# Recruitment Companies



## listerd

Hi I have a full work permit for Japan.

Does anyone reading this have any recommendations of Recruitment Companies?

I work in the education sector but am interested in all opportuniites.

Thanks, Lister


----------



## pasturesnew

listerd said:


> Hi I have a full work permit for Japan.
> 
> Does anyone reading this have any recommendations of Recruitment Companies?
> 
> I work in the education sector but am interested in all opportuniites.
> 
> Thanks, Lister


hi, dont know if they will allow to post URL but here goes..

check out Robert Walters, they are a big player in APAC, cover a number of Industries. 
If your looking for TEFL work in Japan then Id suggest you head over to gaijinpot as approx 80% of posters work in that Industry, mostly doom and gloom posters but you will get some useful hints/tips....

GL


----------



## frano

this link should be useful, it has list of recruiters and job portals with a focus on and presense in japan

go to eyenoo dot com
select Candidate option at bottom of page


----------



## listerd

Avoid Robert Walters like the plague. They are rude and really have no clue.


----------



## pasturesnew

listerd said:


> Avoid Robert Walters like the plague.

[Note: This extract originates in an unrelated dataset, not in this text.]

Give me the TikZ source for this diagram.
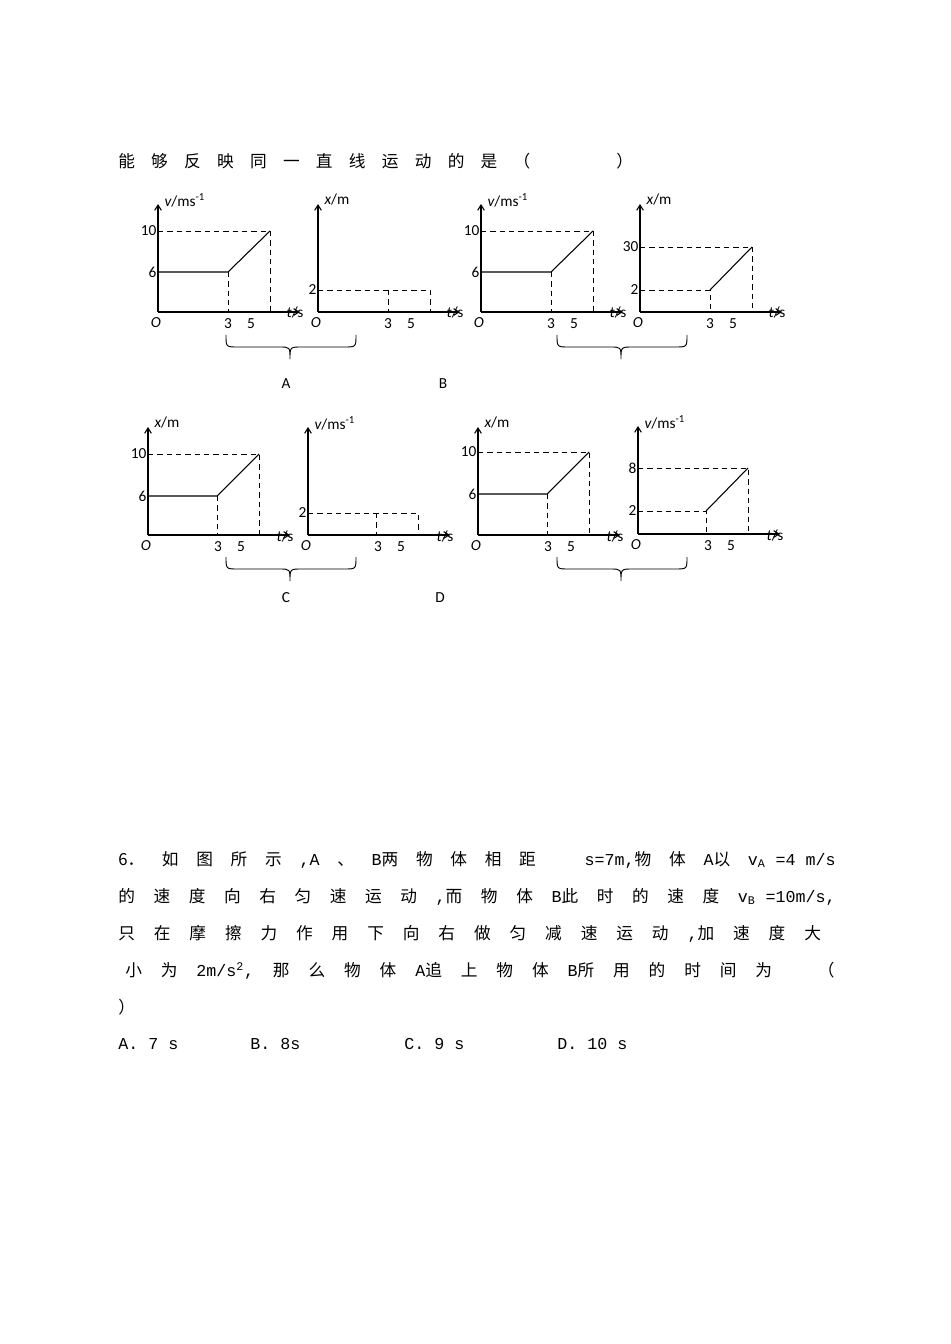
\documentclass[tikz,border=0pt]{standalone}
\usepackage{fontspec}
\setmainfont{Carlito}
\newfontfamily\cjk{Noto Sans CJK SC}
\newfontfamily\mono{Liberation Mono}
\usetikzlibrary{arrows.meta}
\tikzset{ax/.style={line width=0.8pt,-{Straight Barb[length=4pt,width=5pt]}},
 dsh/.style={dashed,line width=0.7pt,dash pattern=on 4pt off 3pt},
 ln/.style={line width=0.8pt},
 lb/.style={font=\fontsize{11.5}{13}\selectfont,inner sep=1pt},
 cj/.style={font=\cjk\fontsize{12.5}{14}\selectfont,anchor=west,inner sep=0pt},
 brace/.style={line width=0.7pt}}
\newcommand\mm[1]{\mbox{\mono #1}}
\newcommand\myaxes[3]{%
 \draw[ax] (#1,#2) -- (#1,#2-108);
 \draw[ax] (#1,#2) -- (#1+142,#2);
 \node[lb] at (#1-2,#2+11) {\itshape O};
 \node[lb] at (#1+137,#2+1) {\itshape t\upshape/s};
 \node[lb,anchor=west] at (#1+5,#2-112) {#3};
 \node[lb] at (#1+70,#2+12) {3};
 \node[lb] at (#1+93,#2+12) {5};}
\newcommand\mybrace[2]{%
 \draw[brace] (#1,#2) .. controls (#1,#2+12) .. (#1+12,#2+12) -- (#1+53,#2+12) .. controls (#1+64,#2+12) .. (#1+64,#2+24) .. controls (#1+64,#2+12) .. (#1+76,#2+12) -- (#1+118,#2+12) .. controls (#1+130,#2+12) .. (#1+130,#2);}
\begin{document}
\begin{tikzpicture}[x=0.75pt,y=-0.75pt]
\useasboundingbox (0,0) rectangle (950,1344);
\node[cj] at (118,161) {\makebox[386pt][s]{能 够 反 映 同 一 直 线 运 动 的 是 （ \hspace{40pt} ）}};
% row 1
\myaxes{158}{312}{\itshape v\upshape/ms\textsuperscript{-1}}
\node[lb,anchor=east] at (158,231) {10}; \node[lb,anchor=east] at (158,272) {6};
\draw[dsh] (158,231) -- (270,231) -- (270,312); \draw[dsh] (228,272) -- (228,312);
\draw[ln] (158,272) -- (228,272) -- (270,231);
\myaxes{318}{312}{\itshape x\upshape/m}
\node[lb,anchor=east] at (318,290) {2};
\draw[dsh] (318,290) -- (430,290) -- (430,312); \draw[dsh] (388,290) -- (388,312);
\mybrace{226}{335}
\node[lb] at (286,384) {A}; \node[lb] at (443,384) {B};
\myaxes{481}{312}{\itshape v\upshape/ms\textsuperscript{-1}}
\node[lb,anchor=east] at (481,231) {10}; \node[lb,anchor=east] at (481,272) {6};
\draw[dsh] (481,231) -- (593,231) -- (593,312); \draw[dsh] (551,272) -- (551,312);
\draw[ln] (481,272) -- (551,272) -- (593,231);
\myaxes{640}{312}{\itshape x\upshape/m}
\node[lb,anchor=east] at (640,247) {30}; \node[lb,anchor=east] at (640,290) {2};
\draw[dsh] (640,247) -- (752,247) -- (752,312); \draw[dsh] (640,290) -- (710,290) -- (710,312);
\draw[ln] (710,290) -- (752,247);
\mybrace{557}{335}
% row 2
\myaxes{148}{535}{\itshape x\upshape/m}
\node[lb,anchor=east] at (148,454) {10}; \node[lb,anchor=east] at (148,496) {6};
\draw[dsh] (148,454) -- (259,454) -- (259,535); \draw[dsh] (217,496) -- (217,535);
\draw[ln] (148,496) -- (217,496) -- (259,454);
\myaxes{308}{535}{\itshape v\upshape/ms\textsuperscript{-1}}
\node[lb,anchor=east] at (308,513) {2};
\draw[dsh] (308,513) -- (418,513) -- (418,535); \draw[dsh] (376,513) -- (376,535);
\mybrace{226}{557}
\node[lb] at (286,598) {C}; \node[lb] at (440,598) {D};
\myaxes{478}{535}{\itshape x\upshape/m}
\node[lb,anchor=east] at (478,452) {10}; \node[lb,anchor=east] at (478,494) {6};
\draw[dsh] (478,452) -- (589,452) -- (589,535); \draw[dsh] (547,494) -- (547,535);
\draw[ln] (478,494) -- (547,494) -- (589,452);
\myaxes{638}{534}{\itshape v\upshape/ms\textsuperscript{-1}}
\node[lb,anchor=east] at (638,468) {8}; \node[lb,anchor=east] at (638,511) {2};
\draw[dsh] (638,468) -- (748,468) -- (748,534); \draw[dsh] (638,511) -- (706,511) -- (706,534);
\draw[ln] (706,511) -- (748,468);
\mybrace{557}{557}
% question 6
\node[cj] at (118,860) {\makebox[538pt][s]{6． 如 图 所 示 \mm{,A} 、 \mm{B}两 物 体 相 距 \hspace{10pt} \mm{s=7m,}物 体 \mm{A}以 \mm{v\textsubscript{A}~=4~m/s}}};
\node[cj] at (118,897) {\makebox[538pt][s]{的 速 度 向 右 匀 速 运 动 \mm{,}而 物 体 \mm{B}此 时 的 速 度 \mm{v\textsubscript{B}~=10m/s,}}};
\node[cj] at (118,934) {\makebox[527pt][s]{只 在 摩 擦 力 作 用 下 向 右 做 匀 减 速 运 动 \mm{,}加 速 度 大}};
\node[cj] at (125,971) {\makebox[532pt][s]{小 为 \mm{2m/s\textsuperscript{2},} 那 么 物 体 \mm{A}追 上 物 体 \mm{B}所 用 的 时 间 为 \hspace{6pt} （}};
\node[cj] at (118,1007) {）};
\node[cj,font=\mono\fontsize{12.5}{14}\selectfont] at (118,1044) {A. 7 s};
\node[cj,font=\mono\fontsize{12.5}{14}\selectfont] at (250,1044) {B. 8s};
\node[cj,font=\mono\fontsize{12.5}{14}\selectfont] at (404,1044) {C. 9 s};
\node[cj,font=\mono\fontsize{12.5}{14}\selectfont] at (557,1044) {D. 10 s};
\end{tikzpicture}
\end{document}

They are rude and really have no clue.



Does it matter ?, Im a direct hire so I dont know so much about RW, however I do know they are a preferred supplier to some of the majors, so what if they are rude and have no clue, if they get you thru the door for an Interview thats all that matters .. got to look beyond the Recruiter, its one big meat market right, use them for your gain - simple..


----------